Google ads were serving up links to places selling World Series tickets and out of curiosity, I checked them out. To no one’s surprise, even the crappiest individual seats are going for upwards of $1,500. I was also curious to see what the tickets were going for in the internet’s dark alley of despair and vice, Craigslist’s casual encounters page.
Here’s what I found. If you still have faith in humanity, you might want to skip these links.
- You’re not supposed to fuck a stranger in the ass, but apparently letting him do it to you is your ticket to America’s pastime.
- For a sex in exchange for tickets post, this one is pretty straightforward.
- This guy wants tickets, and he’s trying to parlay his vague similarity to everyone’s favorite unfrozen caveman centerfielder into some hot he-whore action.
- Here’s one from what appears to be a control freak asshole.
- Yawn. I suppose the demand for tickets is so great that some of these people don’t even feel the need to try to be interesting.
- The classiest one I’ve seen so far, but the bar is so incredibly low.
- Finally, a request for a threesome.
- A guy looking for “a preferably attractive woman”. This looks like it could be the ugly Red Sox fan’s only hope.
- He is running an auction for the tickets, where each person bids on the level of dignity they’re willing to give up.

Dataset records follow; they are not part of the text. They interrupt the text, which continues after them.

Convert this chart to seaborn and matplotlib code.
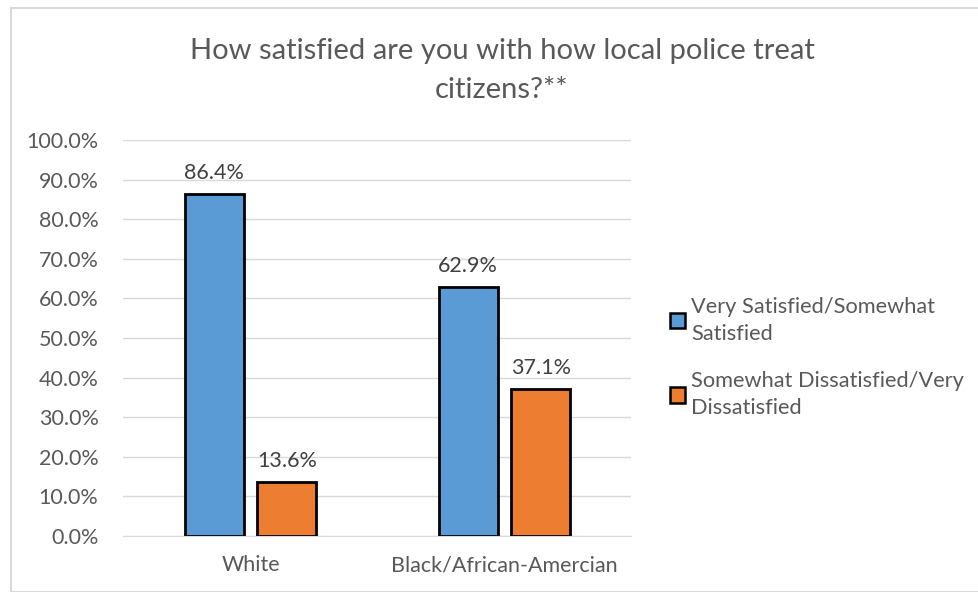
import pandas as pd
import numpy as np
import matplotlib.pyplot as plt
import seaborn as sns
from matplotlib.patches import Patch, Rectangle

# data
groups = ['White', 'Black/African-Amercian']
satisfied = [86.4, 62.9]
dissatisfied = [13.6, 37.1]
series_names = ['Very Satisfied/Somewhat\nSatisfied', 'Somewhat Dissatisfied/Very\nDissatisfied']
yticks = np.arange(0, 101, 10)
title_lines = ['How satisfied are you with how local police treat', 'citizens?**']

colors = ['#5B9BD5', '#ED7D31']
txt = '#595959'

df = pd.DataFrame({
    'group': groups * 2,
    'series': [series_names[0]] * 2 + [series_names[1]] * 2,
    'value': satisfied + dissatisfied,
})

sns.set_style('white')
plt.rcParams['font.family'] = ['Lato', 'DejaVu Sans']

fig = plt.figure(figsize=(9.79, 5.92), dpi=100)
ax = fig.add_axes([123.5 / 979, 1 - 536 / 592, 508 / 979, 396 / 592])

sns.barplot(data=df, x='group', y='value', hue='series', order=groups,
            hue_order=series_names, palette=colors, saturation=1, width=0.571, gap=0.18,
            edgecolor='black', linewidth=2, ax=ax, legend=False, zorder=3)

# data labels
for cont in ax.containers:
    for bar in cont:
        h = bar.get_height()
        ax.annotate('{:.1f}%'.format(h), (bar.get_x() + bar.get_width() / 2, h),
                    xytext=(0, 11), textcoords='offset points', ha='center',
                    va='baseline', fontsize=15.5, color='#404040')

ax.set_ylim(0, 100)
ax.set_xlim(-0.5, 1.5)
ax.set_yticks(yticks)
ax.set_yticklabels(['{:.1f}%'.format(v) for v in yticks])
ax.yaxis.grid(True, color='#D9D9D9', linewidth=1)
ax.set_axisbelow(True)
for s in ['top', 'right', 'left']:
    ax.spines[s].set_visible(False)
ax.spines['bottom'].set_color('#D9D9D9')
ax.tick_params(axis='y', length=0, labelsize=15.5, labelcolor=txt, pad=18)
ax.tick_params(axis='x', length=0, pad=14, labelsize=15.5, labelcolor=txt)
ax.set_xlabel('')
ax.set_ylabel('')

# title, two centred lines
fig.text(502 / 979, 1 - 59 / 592, title_lines[0], ha='center', va='baseline',
         fontsize=21, color=txt)
fig.text(502 / 979, 1 - 98 / 592, title_lines[1], ha='center', va='baseline',
         fontsize=21, color=txt)

handles = [Patch(facecolor=c, edgecolor='black', linewidth=1.8) for c in colors]
leg = fig.legend(handles, series_names, loc='upper left', bbox_to_anchor=(650 / 979, 1 - 277 / 592),
                 frameon=False, fontsize=15.7, labelcolor=txt, handlelength=0.7,
                 handleheight=0.7, handletextpad=0.3, labelspacing=1.25)
for t in leg.get_texts():
    t.set_linespacing(1.45)

# outer chart frame
fig.patches.append(Rectangle((11 / 979, 0), 1.2, 1 - 8 / 592, transform=fig.transFigure,
                             fill=False, edgecolor='#D9D9D9', linewidth=1.5))

fig.savefig('out.png', dpi=100)
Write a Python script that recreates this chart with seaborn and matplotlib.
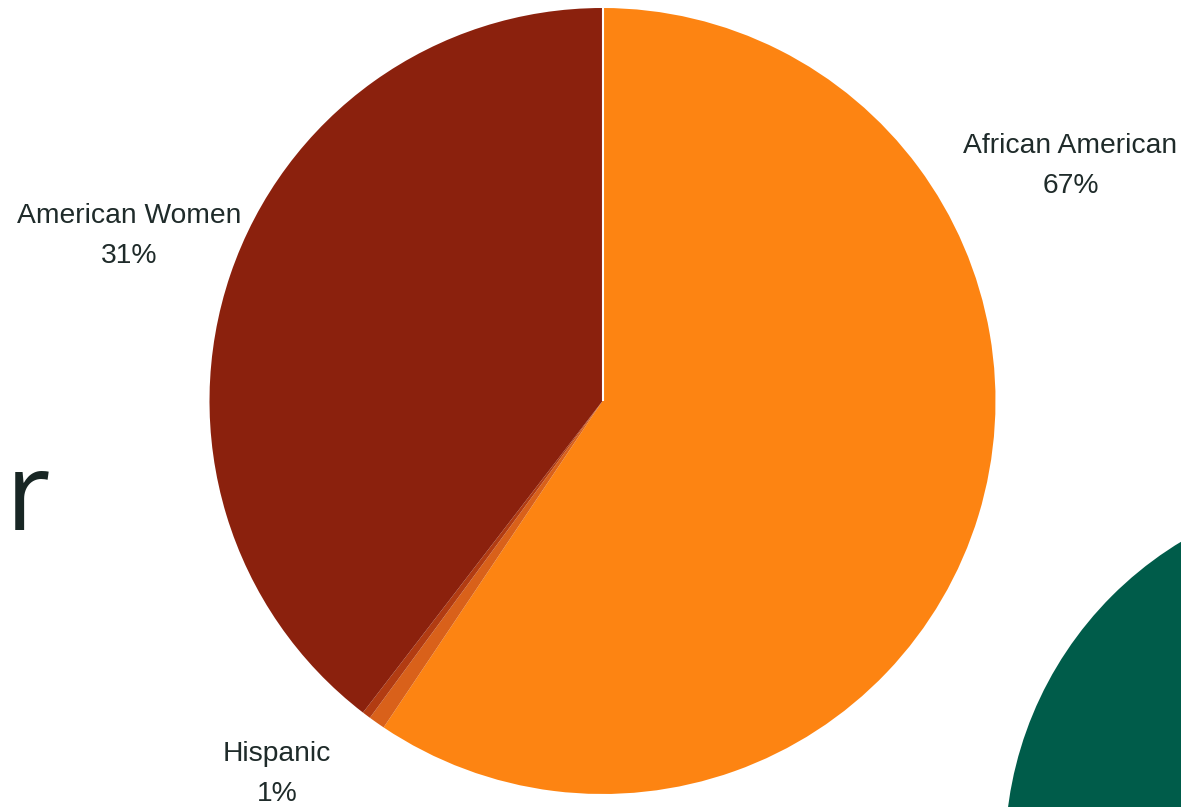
import matplotlib
matplotlib.use("Agg")
import matplotlib.pyplot as plt
import seaborn as sns
from matplotlib.patches import Circle

# ---- data ----
groups = ["African American", "Hispanic", "Other", "American Women"]
shares = [59.4, 0.68, 0.35, 39.57]          # slice sizes
label_names = ["African American", "Hispanic", "", "American Women"]
label_pcts = ["67%", "1%", "", "31%"]        # percentages printed on the chart
colors = ["#FD8412", "#D9611A", "#B23C12", "#8B210D"]

sns.set_theme(style="white")
plt.rcParams["font.family"] = ["Liberation Sans", "DejaVu Sans"]

W, H = 1181, 807
fig = plt.figure(figsize=(W / 100, H / 100), dpi=100)
fig.patch.set_facecolor("white")

# background decoration axes in pixel coordinates
bg = fig.add_axes([0, 0, 1, 1])
bg.set_xlim(0, W)
bg.set_ylim(H, 0)
bg.axis("off")
bg.add_patch(Circle((1370, 854), 365, color="#005C4A", lw=0))
bg.text(6, 530, "r", fontsize=78, family=["Open Sans", "DejaVu Sans"],
        color="#182624", ha="left", va="baseline", fontweight="medium")

# pie axes
cx, cy, r = 602.5, 401, 393
ax = fig.add_axes([(cx - r) / W, (H - cy - r) / H, 2 * r / W, 2 * r / H])
ax.pie(shares, colors=colors, startangle=90, counterclock=False,
       radius=1, wedgeprops=dict(linewidth=0))
ax.set_xlim(-1, 1)
ax.set_ylim(-1, 1)
ax.set_aspect("equal")
ax.axis("off")

# white separator at the top
ax.plot([0, 0], [0, 1], color="white", lw=1.5, solid_capstyle="butt")

# labels
label_pos = {"African American": (1070.5, 166),
             "American Women": (129, 236),
             "Hispanic": (277, 774)}
for name, pct in zip(label_names, label_pcts):
    if not name:
        continue
    x, y = label_pos[name]
    fig.text(x / W, 1 - y / H, f"{name}\n{pct}", ha="center", va="center",
             fontsize=20.3, color="#1F2B2A", linespacing=1.7)

fig.savefig("out.png", dpi=100, facecolor="white")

- This smells like a joke, but you never know.
- I like this one because it manages to be condescending to the potential harlots, telling them to dress nicely to the game so they don’t stick out like the filthy trollops they are.
- This is the best for its sheer depravity.
- Here are some others that I have no pithy comments for.
In case I gave any of you dirty boys and girls any ideas, it’s probably safe to assume that most of these people don’t even have tickets. Also, fucking strangers for baseball tickets is very likely to get you banned from the Baseball Hall of Fame, should you ever come up for consideration.